Profile owners were encouraged to post their company’s vacancies and job hunters were able to ask people in their network who were connected to someone in that company to introduce them. Employers liked having a third-party validation before getting to the point of interview.
It’s still a very effective platform for both employers looking for staff and people looking for the right role to develop their career.
Somewhere around 2005-6 LinkedIn introduced groups. As this was around the time Facebook started up and included groups on their site, I suspect this might have been an influencing factor.
Typically LinkedIn was set up to encourage account holders to join their peer groups – so as a writer I was pointed at writers and publishers, authors, etc. This is an excellent way to be part of a collaborative community. However, if you’re trying to build relationships with potential employers – or customers – it’s better to join the groups where they hang out!
LinkedIn’s updates are a good way to improve visibility. They’ve developed from just comments to being a multi-media experience!
Posting the right kind of post can engage many of the other LinkedIn members who comment or like your post.
Articles have added another dimension to this and allow account holders to share their expertise, knowledge and opinions. This can be a bonus whether you’re an employee, looking for a new job or running a business.

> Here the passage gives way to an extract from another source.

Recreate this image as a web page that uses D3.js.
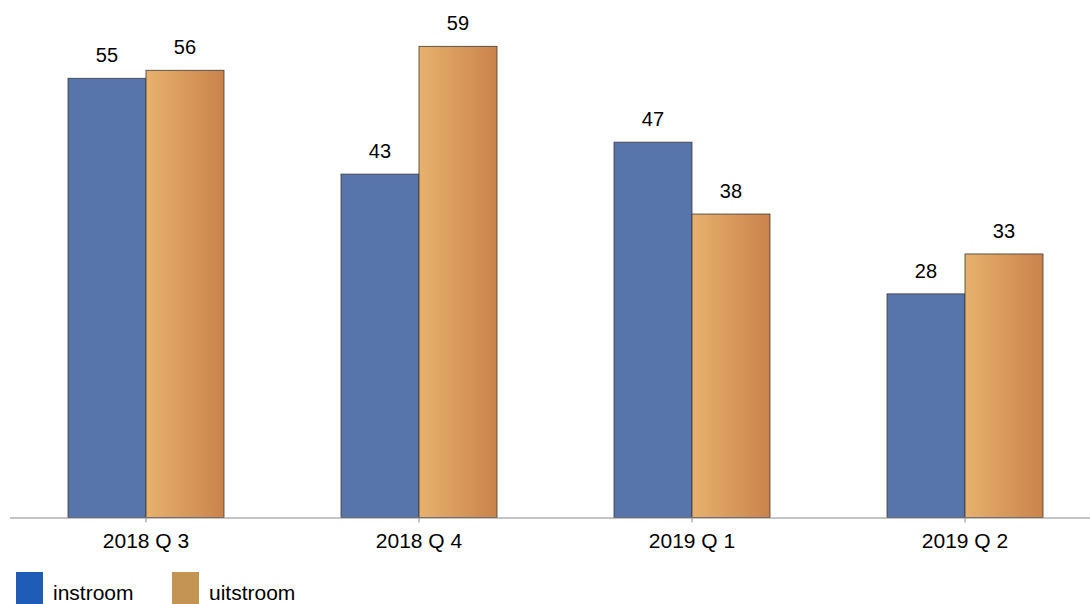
<!DOCTYPE html>
<html>
<head>
<meta charset="utf-8">
<script src="https://cdn.jsdelivr.net/npm/d3@7"></script>
<style>
  body { margin: 0; background: #fff; }
  text { font-family: "Liberation Sans", Arial, sans-serif; fill: #000; }
</style>
</head>
<body>
<div id="chart"></div>
<script>
// data
var categories = ["2018 Q 3", "2018 Q 4", "2019 Q 1", "2019 Q 2"];
var seriesNames = ["instroom", "uitstroom"];
var instroom = [55, 43, 47, 28];
var uitstroom = [56, 59, 38, 33];
var legendColors = ["#1f5cb8", "#c39454"];

var width = 1090, height = 604;
var baseY = 517.5;

var svg = d3.select("#chart")
    .append("svg")
    .attr("width", width)
    .attr("height", height);

// gradient for uitstroom bars
var defs = svg.append("defs");
var grad = defs.append("linearGradient")
    .attr("id", "uitGrad")
    .attr("x1", "0%").attr("x2", "100%")
    .attr("y1", "0%").attr("y2", "0%");
grad.append("stop").attr("offset", "0%").attr("stop-color", "#e7b16d");
grad.append("stop").attr("offset", "100%").attr("stop-color", "#ca834b");

// scales
var x0 = d3.scaleBand()
    .domain(categories)
    .range([9.5, 1101.5])
    .paddingInner(0.4286)
    .paddingOuter(0.2143);

var x1 = d3.scaleBand()
    .domain(seriesNames)
    .range([0, x0.bandwidth()]);

var y = d3.scaleLinear()
    .domain([0, 64.8])
    .range([baseY, 0]);

var rows = categories.map(function (c, i) {
    return { cat: c, values: [
        { key: "instroom", value: instroom[i] },
        { key: "uitstroom", value: uitstroom[i] }
    ] };
});

// bars
var groups = svg.append("g")
    .selectAll("g")
    .data(rows)
    .enter()
    .append("g")
    .attr("transform", function (d) { return "translate(" + x0(d.cat) + ",0)"; });

groups.selectAll("rect")
    .data(function (d) { return d.values; })
    .enter()
    .append("rect")
    .attr("x", function (d) { return x1(d.key); })
    .attr("y", function (d) { return y(d.value); })
    .attr("width", x1.bandwidth())
    .attr("height", function (d) { return baseY - y(d.value); })
    .style("fill", function (d) { return d.key === "instroom" ? "#5775ab" : "url(#uitGrad)"; })
    .style("stroke", "#3a3a3a")
    .style("stroke-width", 0.8);

groups.selectAll("text")
    .data(function (d) { return d.values; })
    .enter()
    .append("text")
    .attr("x", function (d) { return x1(d.key) + x1.bandwidth() / 2; })
    .attr("y", function (d) { return y(d.value) - 16; })
    .attr("text-anchor", "middle")
    .style("font-size", "20px")
    .text(function (d) { return d.value; });

// x axis
var axis = svg.append("g")
    .attr("transform", "translate(0," + baseY + ")")
    .call(d3.axisBottom(x0).tickSizeInner(5).tickSizeOuter(0).tickPadding(11));
axis.select(".domain").attr("stroke", "#8a8a8a");
axis.selectAll(".tick line").attr("stroke", "#8a8a8a");
axis.selectAll(".tick text")
    .style("font-size", "21px")
    .style("font-family", "'Liberation Sans', Arial, sans-serif")
    .attr("fill", "#000");

// legend
var legendX = [16, 172];
var legend = svg.append("g");
seriesNames.forEach(function (name, i) {
    legend.append("rect")
        .attr("x", legendX[i])
        .attr("y", 572)
        .attr("width", 27)
        .attr("height", 34)
        .style("fill", legendColors[i]);
    legend.append("text")
        .attr("x", legendX[i] + 37)
        .attr("y", 600)
        .style("font-size", "21px")
        .text(name);
});
</script>
</body>
</html>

- An employee who demonstrates their value will gain extra brownie points.
- A potential candidate who has a wealth of published material online gives employers more to get their teeth into and can be the deciding factor between two similarly qualified candidates.
- Sharing your expertise as a business owner lets potential clients know the breadth of your knowledge and know-how, making it more likely that they’ll choose your company as their supplier.
LinkedIn has a number of tools – and also the option to upgrade to a paid account that offers useful services to help you to find people in your market and build relationships with them.
If you know how LinkedIn can be a serious revenue generator. It’s not a quick fix – but pays off if you use it effectively and consistently.
Do you need a paid account?
My advice: first get to grips with all the tools available on the free account – and only if they’re not getting the results you want, take a look at the various levels of paid accounts.